Steell's bust is beautiful, but it is wanting in expression. Slater's, though rude, is better. Angus Fletcher's has much of his air, but is too much like a Grecian God. There is a miniature by Mrs. Robertson of London, belonging to my sister, Mrs. Young, which I always liked, though more like a gay, brilliant French Abbe, than the Seceder minister of Rose Street, as he then was. It gives, however, more of his exquisite brightness and spirit, the dancing light in his dark eyes, and his smile, when pleased and desiring to please, than any other. I have a drawing by Mr. Harvey, done from my father for his picture of the Minister's Visit, which I value very much, as giving the force and depth, the _momentum_, so to speak, of his serious look. He is sitting in a cottar's house, reading the Bible to an old bedridden woman, the farm servants gathered round to get his word.
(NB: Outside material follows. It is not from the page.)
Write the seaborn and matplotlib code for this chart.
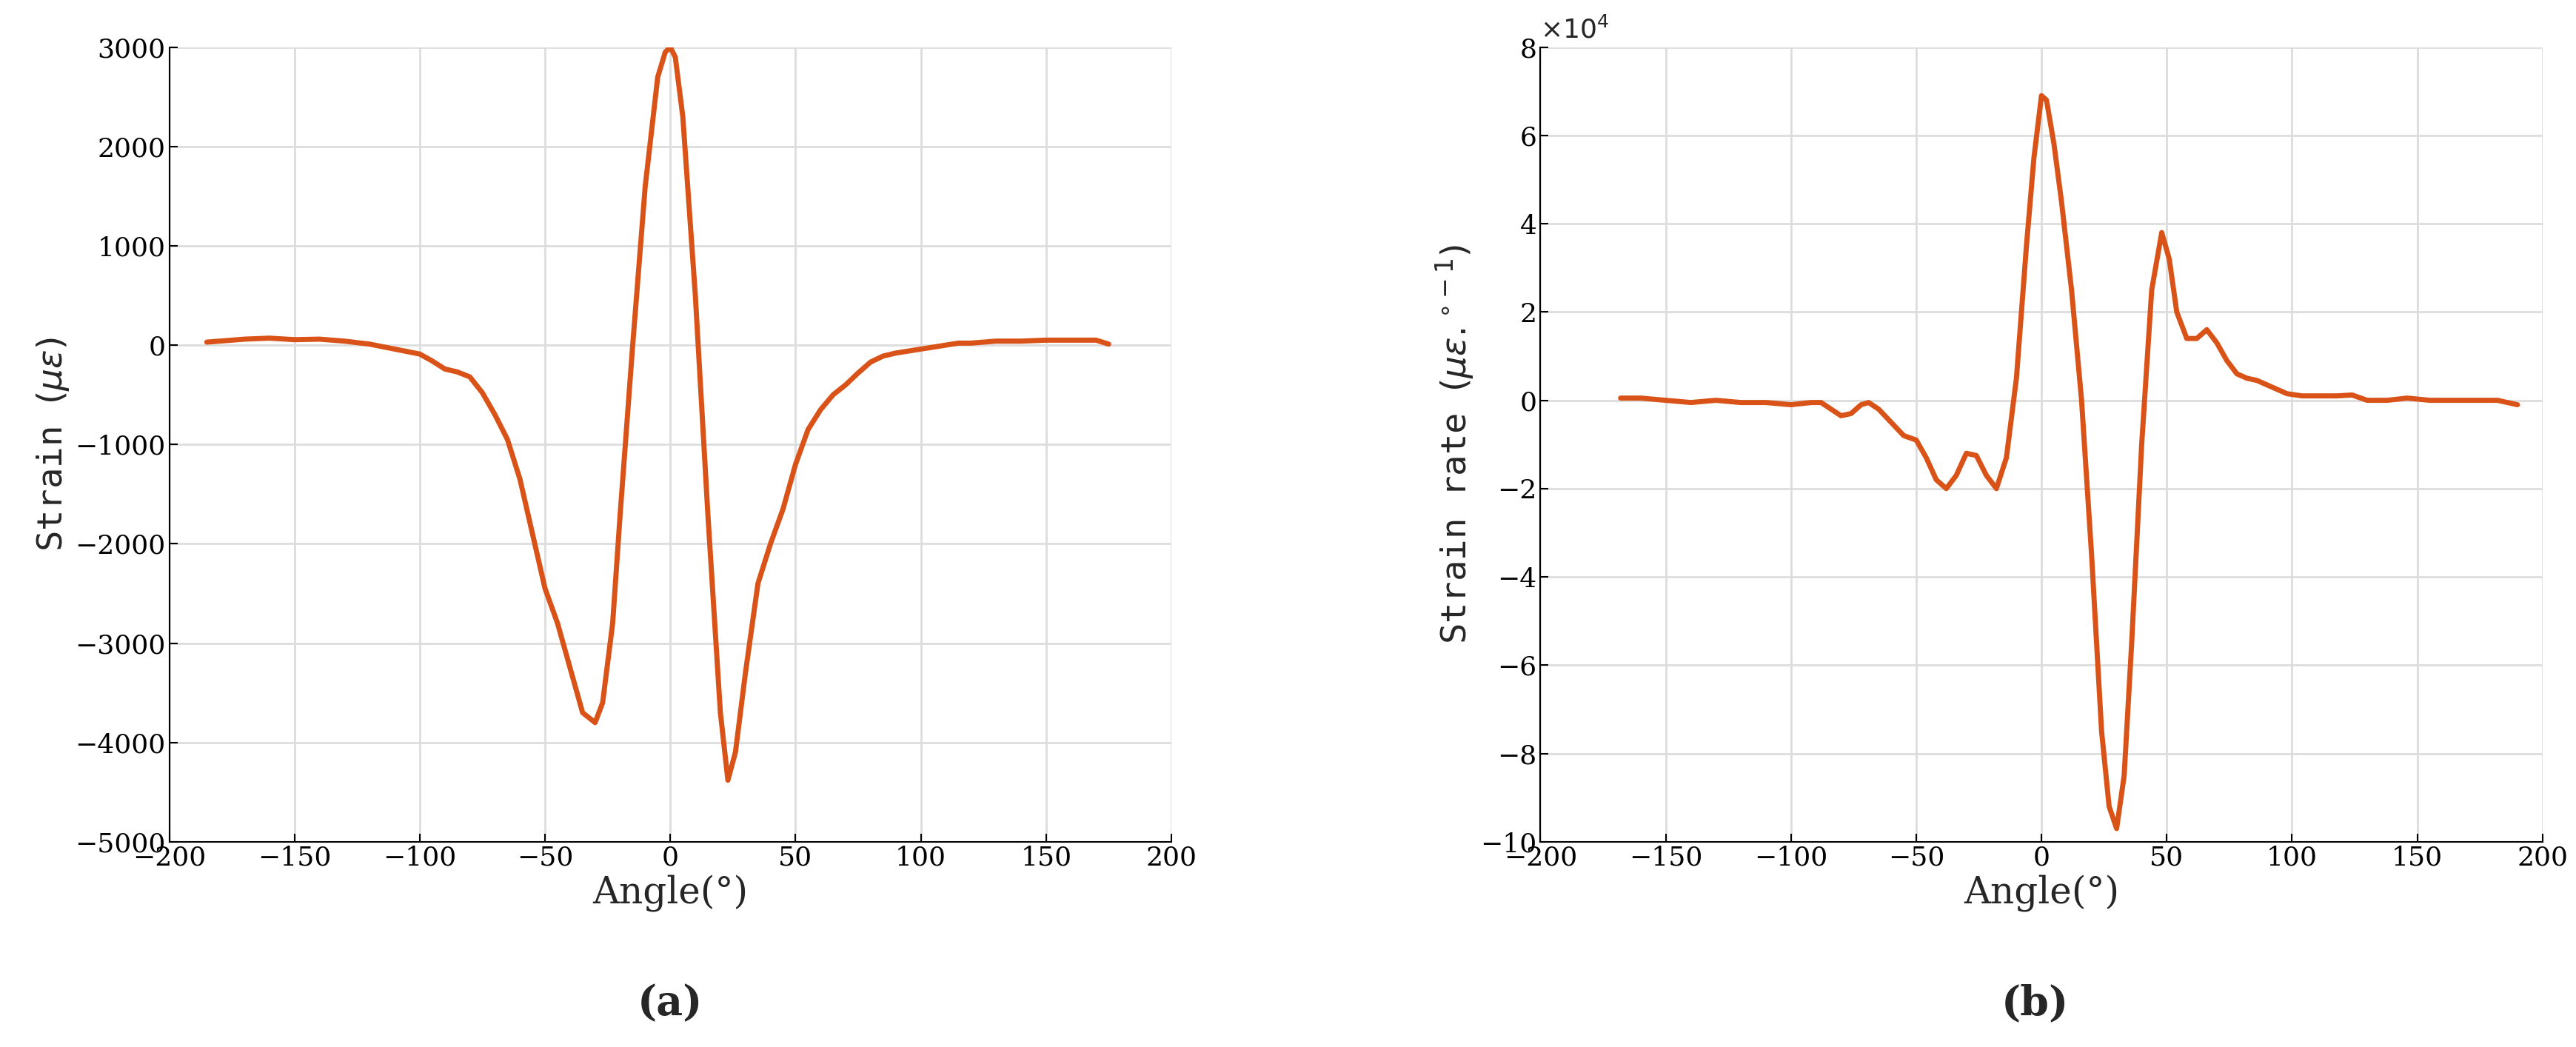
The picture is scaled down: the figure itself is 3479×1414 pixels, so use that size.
import numpy as np
import matplotlib
matplotlib.use("Agg")
import matplotlib.pyplot as plt
import seaborn as sns

angle_a = [-185,-170,-160,-150,-140,-130,-120,-110,-100,-95,-90,-85,-80,-75,-70,-65,-60,-55,-50,-45,-40,-35,-30,-27,-23,-20,-15,-10,-5,-2,0,2,5,10,15,20,23,26,
           30,35,40,45,50,55,60,65,70,75,80,85,90,100,110,115,120,130,140,150,160,170,175]
strain_a = [30,60,70,55,60,40,10,-40,-90,-160,-240,-270,-320,-480,-700,-950,-1350,-1900,-2450,-2800,-3250,-3700,-3800,-3600,-2800,-1700,0,1600,2700,2950,3000,2900,2300,500,-1700,-3700,-4380,-4100,
            -3300,-2400,-2000,-1650,-1200,-850,-650,-500,-400,-280,-170,-110,-80,-40,0,20,20,40,40,50,50,50,10]

angle_b = [-168,-160,-150,-140,-130,-120,-110,-100,-92,-88,-84,-80,-76,-72,-69,-65,-60,-55,-50,-46,-42,-38,-34,-30,-26,-22,-18,-14,-10,-6,-3,0,2,5,8,12,16,20,24,27,30,33,36,40,44,48,51,54,58,62,66,70,74,78,82,86,92,98,104,110,118,124,130,138,146,155,165,175,182,190]
rate_b = [0.05,0.05,0.0,-0.05,0.0,-0.05,-0.05,-0.1,-0.05,-0.05,-0.2,-0.35,-0.3,-0.1,-0.05,-0.2,-0.5,-0.8,-0.9,-1.3,-1.8,-2.0,-1.7,-1.2,-1.25,-1.7,-2.0,-1.3,0.5,3.5,5.5,6.9,6.8,5.8,4.5,2.5,0.0,-3.5,-7.5,-9.2,-9.7,-8.5,-5.5,-1.0,2.5,3.8,3.2,2.0,1.4,1.4,1.6,1.3,0.9,0.6,0.5,0.45,0.3,0.15,0.1,0.1,0.1,0.12,0.0,0.0,0.05,0.0,0.0,0.0,0.0,-0.1]

sns.set_theme(style="whitegrid")
plt.rcParams['font.family'] = ['DejaVu Serif']
fig = plt.figure(figsize=(34.79, 14.14), dpi=100)
ax1 = fig.add_axes([0.0657, 0.196, 0.389, 0.759])
ax2 = fig.add_axes([0.598, 0.196, 0.389, 0.759])
col = '#D95319'
sns.lineplot(x=angle_a, y=strain_a, ax=ax1, color=col, lw=5)
sns.lineplot(x=angle_b, y=rate_b, ax=ax2, color=col, lw=5)
for ax in (ax1, ax2):
    ax.set_xlim(-200, 200)
    ax.set_xticks(range(-200, 201, 50))
    ax.grid(True, color='#dddddd', lw=2)
    for s in ax.spines.values():
        s.set_visible(False)
    ax.spines['left'].set_visible(True); ax.spines['bottom'].set_visible(True)
    ax.spines['left'].set_color('black'); ax.spines['bottom'].set_color('black')
    ax.spines['left'].set_linewidth(1.5); ax.spines['bottom'].set_linewidth(1.5)
    ax.tick_params(labelsize=26, length=8, width=1.5, direction='in', colors='black', left=True, bottom=True)
    ax.set_facecolor('white')
    ax.set_xlabel('Angle(°)', fontsize=36)
ax1.set_ylim(-5000, 3000)
ax1.set_yticks(range(-5000, 3001, 1000))
ax1.set_ylabel(r'Strain $(\mu\epsilon)$', fontsize=34, family='monospace')
ax2.set_ylim(-10, 8)
ax2.set_yticks(range(-10, 9, 2))
ax2.set_ylabel(r'Strain rate $(\mu\epsilon.^{\circ-1})$', fontsize=34, family='monospace')
ax2.text(0.0, 1.005, r'$\times10^4$', transform=ax2.transAxes, fontsize=26, va='bottom')
fig.text(0.26, 0.03, '(a)', fontsize=40, ha='center', weight='bold')
fig.text(0.79, 0.03, '(b)', fontsize=40, ha='center', weight='bold')
fig.savefig('out.png', dpi=100, facecolor='white')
Mungo Burton painted a good portrait which my brother William has; from his being drawn in a black neckcloth, and standing, he looks as he sometimes did, more like a member of Parliament than a clergyman. The print from this is good and very scarce. Of photographs, I like D. O. Hill's best, in which he is represented as shaking hands with the (invisible) Free Church--it is full of his earnest, cordial power; that by Tunny, from which the beautiful engraving by Lumb Stocks in the Memoir was taken, is very like what he was about a year and a half before his death. All the other portraits, as far as I can remember, are worthless and worse, missing entirely the true expression. He was very difficult to take, partly because he was so full of what may be called spiritual beauty, evanescent, ever changing, and requiring the highest kind of genius to fix it; and partly from his own fault, for he thought it was necessary to be lively, or rather to try to be so to his volunteering artist, and the consequence was, his giving them, as his habitual expression, one which was rare, and in this particular case more made than born.